Sep. 23—JAFFREY — Democratic Executive Councilor Cinde Warmington had some sharp words for Gov. Chris Sununu on Wednesday after he compared New Hampshire's abortion restrictions to those in place elsewhere.
This issue wasn't on the agenda for the panel's meeting at Jaffrey Airport, but it's not unusual for the topic of reproductive care to be discussed by the council, which shares executive responsibility with the governor but doesn't pass or sign laws.
New Hampshire's law prohibits most abortions after 24 weeks of pregnancy.
The GOP governor and Warmington, of Concord, the only Democrat on the five-member council, are both up for re-election, and abortion has been a key issue this election season after the U.S. Supreme Court overturned the constitutional right to the procedure in June.
At one point in Wednesday's meeting, Councilor Janet Stevens, of Rye, asked Lori Shibinette, commissioner of the N.H. Department of Health and Human Services, to define the abortion limit in effect in New Hampshire.
Shibinette mentioned the 24-week time frame, and Sununu chimed in, "24 weeks, the same as Massachusetts, the same as New York."
Those states make an exception for the pregnant woman's health while New Hampshire makes an exception when there is a medical emergency in which "a pregnant woman's life or a major bodily function is threatened."
Warmington told Sununu the abortion restriction he approved last year fails to adequately protect women's health and puts doctors in untenable situations.
"When the mother comes in and she's hemorrhaging, a doctor has to sit there and make a decision about whether we're talking, 'Is this mother going to die, is there a 100 percent chance she's going to die, or is it 90 percent?'
"That doctor then has to make that decision and make that decision with an awareness that he or she might go to jail if they make the wrong call.

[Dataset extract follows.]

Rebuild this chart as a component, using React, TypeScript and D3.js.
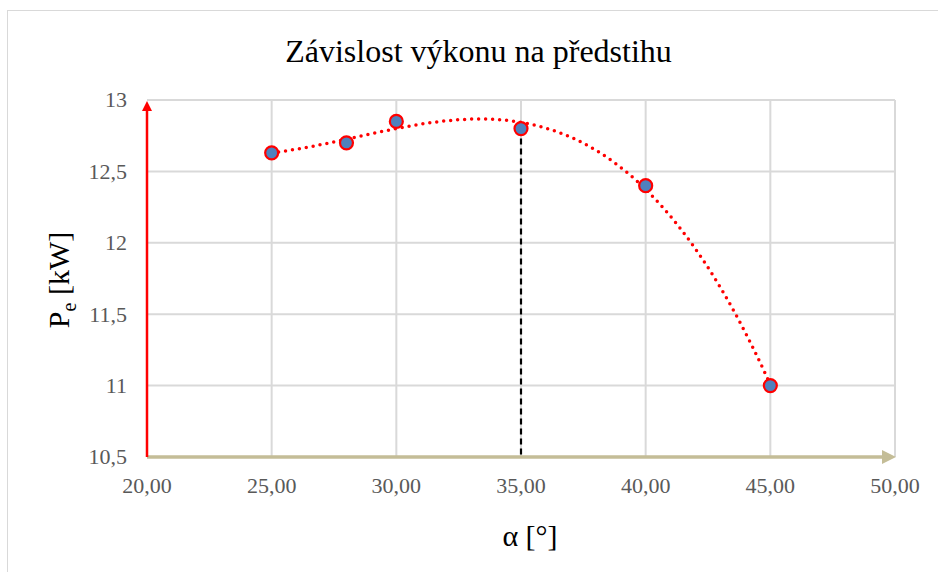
import React from "react";
import * as d3 from "d3";

const title = "Závislost výkonu na předstihu";
const alphaDeg = [25, 28, 30, 35, 40, 45];
const powerKW = [12.63, 12.7, 12.85, 12.8, 12.4, 11.0];
const xTicks = [20, 25, 30, 35, 40, 45, 50];
const yTicks = [10.5, 11, 11.5, 12, 12.5, 13];
const markerAlpha = 35;
const trendDegree = 3;

function polyfit(xs: number[], ys: number[], deg: number): number[] {
  const n = deg + 1;
  const A: number[][] = [];
  for (let i = 0; i < n; i++) {
    A.push(new Array(n + 1).fill(0));
    for (let j = 0; j < n; j++) {
      A[i][j] = xs.reduce((s, x) => s + Math.pow(x, i + j), 0);
    }
    A[i][n] = xs.reduce((s, x, k) => s + Math.pow(x, i) * ys[k], 0);
  }
  for (let c = 0; c < n; c++) {
    let p = c;
    for (let r = c + 1; r < n; r++) if (Math.abs(A[r][c]) > Math.abs(A[p][c])) p = r;
    [A[c], A[p]] = [A[p], A[c]];
    for (let r = 0; r < n; r++) {
      if (r === c) continue;
      const f = A[r][c] / A[c][c];
      for (let k = c; k <= n; k++) A[r][k] -= f * A[c][k];
    }
  }
  return A.map((row, i) => row[n] / row[i]);
}

export default function App() {
  const W = 938, H = 572;
  const x = d3.scaleLinear().domain([20, 50]).range([147, 895]);
  const y = d3.scaleLinear().domain([10.5, 13]).range([457, 100]);
  const coef = polyfit(alphaDeg, powerKW, trendDegree);
  const f = (a: number) => coef.reduce((s, c, i) => s + c * Math.pow(a, i), 0);
  const trendPts = d3.range(25, 45.001, 0.1).map((a) => [a, f(a)] as [number, number]);
  const line = d3.line<[number, number]>().x((d) => x(d[0])).y((d) => y(d[1])).curve(d3.curveLinear);
  const fmtX = (v: number) => v.toFixed(2).replace(".", ",");
  const fmtY = (v: number) => String(v).replace(".", ",");
  const mIdx = alphaDeg.indexOf(markerAlpha);
  const serif = "Liberation Serif, Times New Roman, serif";
  return (
    <svg width={W} height={H} style={{ position: "absolute", left: 0, top: 0, fontFamily: serif }}>
      <defs>
        <marker id="arrRed" viewBox="0 0 10 10" refX="5" refY="5" markerWidth="4" markerHeight="4" orient="auto">
          <path d="M0,0 L10,5 L0,10 z" fill="#ff0000" />
        </marker>
        <marker id="arrTan" viewBox="0 0 10 10" refX="5" refY="5" markerWidth="4" markerHeight="4" orient="auto">
          <path d="M0,0 L10,5 L0,10 z" fill="#c4bd97" />
        </marker>
      </defs>
      <rect x={0} y={0} width={W} height={H} fill="#fff" />
      <rect x={7.5} y={10.5} width={W} height={H} fill="#fff" stroke="#d9d9d9" strokeWidth={1} />
      <text x={478.5} y={62} textAnchor="middle" fontSize={32} fill="#000">{title}</text>
      {xTicks.slice(1).map((t) => (
        <line key={"gx" + t} x1={x(t)} x2={x(t)} y1={y(13)} y2={y(10.5)} stroke="#d9d9d9" strokeWidth={2} />
      ))}
      {yTicks.slice(1).map((t) => (
        <line key={"gy" + t} x1={x(20)} x2={x(50)} y1={y(t)} y2={y(t)} stroke="#d9d9d9" strokeWidth={2} />
      ))}
      {yTicks.map((t) => (
        <text key={"ty" + t} x={127} y={y(t)} dy="0.34em" textAnchor="end" fontSize={22} fill="#595959">{fmtY(t)}</text>
      ))}
      {xTicks.map((t) => (
        <text key={"tx" + t} x={x(t)} y={493} textAnchor="middle" fontSize={22} fill="#595959">{fmtX(t)}</text>
      ))}
      <line x1={x(markerAlpha)} x2={x(markerAlpha)} y1={y(powerKW[mIdx])} y2={y(10.5)} stroke="#000" strokeWidth={2.2} strokeDasharray="6 4" />
      <line x1={x(20)} x2={x(50) - 6} y1={y(10.5)} y2={y(10.5)} stroke="#c4bd97" strokeWidth={3.5} markerEnd="url(#arrTan)" />
      <line x1={x(20)} x2={x(20)} y1={y(10.5)} y2={y(13) + 6} stroke="#ff0000" strokeWidth={2.5} markerEnd="url(#arrRed)" />
      <path d={line(trendPts) || ""} fill="none" stroke="#ff0000" strokeWidth={3.5} strokeDasharray="0 7" strokeLinecap="round" />
      {alphaDeg.map((a, i) => (
        <circle key={"p" + a} cx={x(a)} cy={y(powerKW[i])} r={6.5} fill="#4f81bd" stroke="#ff0000" strokeWidth={2.2} />
      ))}
      <text transform={`translate(69, ${280}) rotate(-90)`} textAnchor="middle" fontSize={30} fill="#000">
        P<tspan fontSize={20} dy={7}>e</tspan><tspan dy={-7}> [kW]</tspan>
      </text>
      <text x={530} y={546} textAnchor="middle" fontSize={30} fill="#000">α [°]</text>
    </svg>
  );
}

So it is not the same as Massachusetts."
Massachusetts, New York and New Hampshire all have an exception to allow for abortions after 24 weeks when there is a fatal fetal anomaly.
Violations of New Hampshire's abortion law are classified as class B felonies, which carry the possibility of prison time. Potential fines of up to $100,000 are also specified in the law.
Warmington, whose district takes in much of the Monadnock Region, urged Sununu to stop making comparisons that she feels are invalid.
"You need to stop saying that," she said. "You're misleading the public. You have a ban that is endangering the lives of women in our state, and you need to stop saying that it is the same as Massachusetts."
Sununu replied, "Further discussion?" and the panel moved on.